A reminder for those businesses caught by the Modern Slavery Act reporting provisions that the deadline for publishing your first “slavery and human trafficking statement” may be fast approaching.

The Act imposes a new requirement on commercial organisations carrying on business in the UK with an annual turnover of £36 million or more to disclose what activities they have undertaken to eliminate slavery and human trafficking from their business and their supply chains.  Businesses with a year-end of 31 March 2016 will be the first businesses required to publish a statement for their 2015-16 financial year.  Read our guide to the new Act for further information.

Although the Act does not stipulate when such information must be published, the Government’s Guidance says that it expects organisations to publish their statements “as soon as reasonably practicable” after the end of the financial year in which they are producing the statement and it would “encourage organisations to report within six months of the organisation’s financial year end”.  If your business has a financial year-end of 31 March 2016 you should therefore be aiming to publish your first statement by 30 September 2016, 31 October latest for a year-end of 30 April, and so on.

While there are no financial or criminal penalties for failing to comply with these new disclosure obligations, the Government hopes that the risk of bad publicity and the potential threat to brand value, company reputation and investor relations will be sufficient to ensure that most affected businesses publish within the recommended timescale.

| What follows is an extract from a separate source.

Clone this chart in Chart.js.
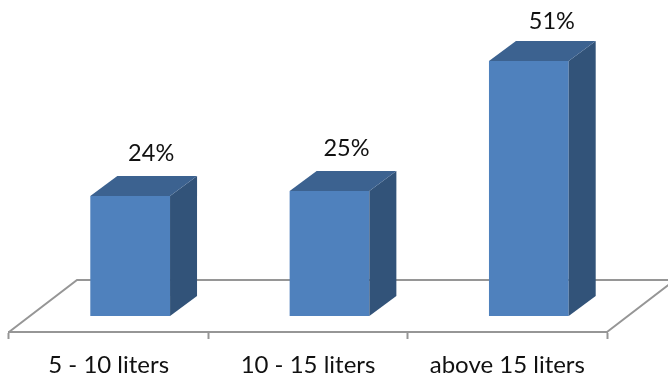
<!DOCTYPE html>
<html>
<head>
<meta charset="utf-8">
<style>
html,body{margin:0;padding:0;background:#fff;overflow:hidden}
#wrap{position:absolute;left:0;top:0;width:668px;height:379px}
</style>
<script src="https://cdn.jsdelivr.net/npm/chart.js@4"></script>
</head>
<body>
<div id="wrap"><canvas id="c"></canvas></div>
<script>
const categories = ['5 - 10 liters', '10 - 15 liters', 'above 15 liters'];
const shares = [24, 25, 51];

const FONT = 'Lato, "Open Sans", sans-serif';
const INK = '#111111';
const AXIS = '#969696';
const FRONT = '#4f81bd';
const SIDE = '#325379';
const TOP = '#3c6290';

// Oblique depth of the bars and of the floor plane, in pixels.
const BAR_DX = 27, BAR_DY = 20;
const FLOOR_DX = 68, FLOOR_DY = 52;
// Bars stand mid-depth on the floor, so they sit right of their category centre.
const BAR_SHIFT = 21.5;
// Label nudges relative to each bar's top centre.
const LABEL_NUDGE = [[21, -43], [17, -43], [23, -40]];

const floorPlane = {
  id: 'floorPlane',
  afterDatasetsUpdate(chart) {
    chart.getDatasetMeta(0).data.forEach(bar => { bar.x += BAR_SHIFT; });
  },
  beforeDatasetsDraw(chart) {
    const { ctx, chartArea: a } = chart;
    ctx.save();
    ctx.strokeStyle = AXIS;
    ctx.lineWidth = 2;
    ctx.beginPath();
    ctx.moveTo(a.left, a.bottom);
    ctx.lineTo(a.left + FLOOR_DX, a.bottom - FLOOR_DY);
    ctx.lineTo(a.right + FLOOR_DX, a.bottom - FLOOR_DY);
    ctx.lineTo(a.right, a.bottom);
    ctx.stroke();
    ctx.restore();
  }
};

const barDepth = {
  id: 'barDepth',
  afterDatasetsDraw(chart) {
    const { ctx } = chart;
    chart.getDatasetMeta(0).data.forEach((bar, i) => {
      const half = bar.width / 2;
      const l = bar.x - half, r = bar.x + half, t = bar.y, b = bar.base;
      ctx.save();
      ctx.fillStyle = SIDE;
      ctx.beginPath();
      ctx.moveTo(r, t);
      ctx.lineTo(r + BAR_DX, t - BAR_DY);
      ctx.lineTo(r + BAR_DX, b - BAR_DY);
      ctx.lineTo(r, b);
      ctx.closePath();
      ctx.fill();
      ctx.fillStyle = TOP;
      ctx.beginPath();
      ctx.moveTo(l, t);
      ctx.lineTo(l + BAR_DX, t - BAR_DY);
      ctx.lineTo(r + BAR_DX, t - BAR_DY);
      ctx.lineTo(r, t);
      ctx.closePath();
      ctx.fill();
      ctx.fillStyle = INK;
      ctx.font = '23.5px ' + FONT;
      ctx.textAlign = 'center';
      ctx.textBaseline = 'middle';
      ctx.fillText(shares[i] + '%', bar.x + LABEL_NUDGE[i][0], t + LABEL_NUDGE[i][1]);
      ctx.restore();
    });
  }
};

new Chart(document.getElementById('c'), {
  type: 'bar',
  data: {
    labels: categories,
    datasets: [{
      data: shares,
      backgroundColor: FRONT,
      borderWidth: 0,
      barPercentage: 1,
      categoryPercentage: 0.4
    }]
  },
  options: {
    responsive: true,
    maintainAspectRatio: false,
    animation: false,
    layout: { padding: { left: 9, right: 61, top: 16, bottom: 0 } },
    plugins: { legend: { display: false }, tooltip: { enabled: false } },
    scales: {
      x: {
        offset: true,
        grid: {
          offset: true,
          drawOnChartArea: false,
          drawTicks: true,
          tickLength: 7,
          tickColor: AXIS,
          tickWidth: 2
        },
        border: { display: true, color: AXIS, width: 2 },
        ticks: {
          color: INK,
          font: { family: FONT, size: 24 },
          padding: 12,
          maxRotation: 0,
          autoSkip: false
        },
        afterFit(scale) { scale.height = 47; }
      },
      y: { display: false, min: -3.2, max: 60 }
    }
  },
  plugins: [floorPlane, barDepth]
});
</script>
</body>
</html>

A quick look on the internet shows that some large organisations have indeed already published their first MSA statements.  These vary widely, with some statements remarkably short and others much more comprehensive.  The handful of statements I have looked at in the retail sector tend to be the most detailed, presumably reflecting the fact that this issue has been on the retail agenda for some time now, being one of the sectors most likely to be affected by slavery and human trafficking in the supply chain.  As one would expect, the statements show that businesses are taking a variety of different steps to ensure there is no slavery and human trafficking in their organisations and supply chains, including introducing anti-slavery policies, training staff and suppliers, carrying out risk assessments and risk profiles, establishing helplines for reporting abuse and establishing key performance indicators and reporting on them.

A survey by the Business and Human Rights Resource Centre published in March 2016 indicates patchy compliance with the finer requirements of the statement.  Of 83 slavery and human trafficking statements reviewed (i) only 22 met the two legal requirements of being on a link from the company’s homepage and being signed by a director, (ii) only 9 met those requirements and addressed all 6 of the criteria the Guidance suggests should be reported upon, (iii) 42 were either signed by a director or had a link from the homepage, and (iv) just 19 reported on all 6 criteria.  These are obvious and unnecessary own-goals right from the start.  Don’t let this be you.

Practical drafting points for employers:

  1. It is preferable to state (with reasons) that you do not consider there to be a material risk in your supply chain and therefore that you do not propose to do much about it, rather than to promise a full suite of anti-slavery measures and then not do them.
  2. The MSA Guidance suggests that you have to take further measures every year, but the Act absolutely does not say that.  Be seen to review it each year but do not feel compelled to add to it every time if this is not necessary.
  3. If you are stuck for inspiration on how to start your statement, take a look at some of those out there already.  Pick some of the higher-profile names in your sector and pay their webpages a visit.
  4. Pay heed in your statement to the six “ideal” content points referred to in the MSA Guidance (see link above), even if it is merely to dismiss one or more of them as not applicable or not practicable in your business’ particular circumstances.
  5. Remember that no one is marking your MSA for length, warmth, grammar, originality or soaring literacy style.  Once you have given some consideration to what might properly be described as your supply chain (is it goods? services? people? where do they come from?  any grounds to suspect unlawful exploitation in their production or delivery?), then these things are generally simpler than they sound.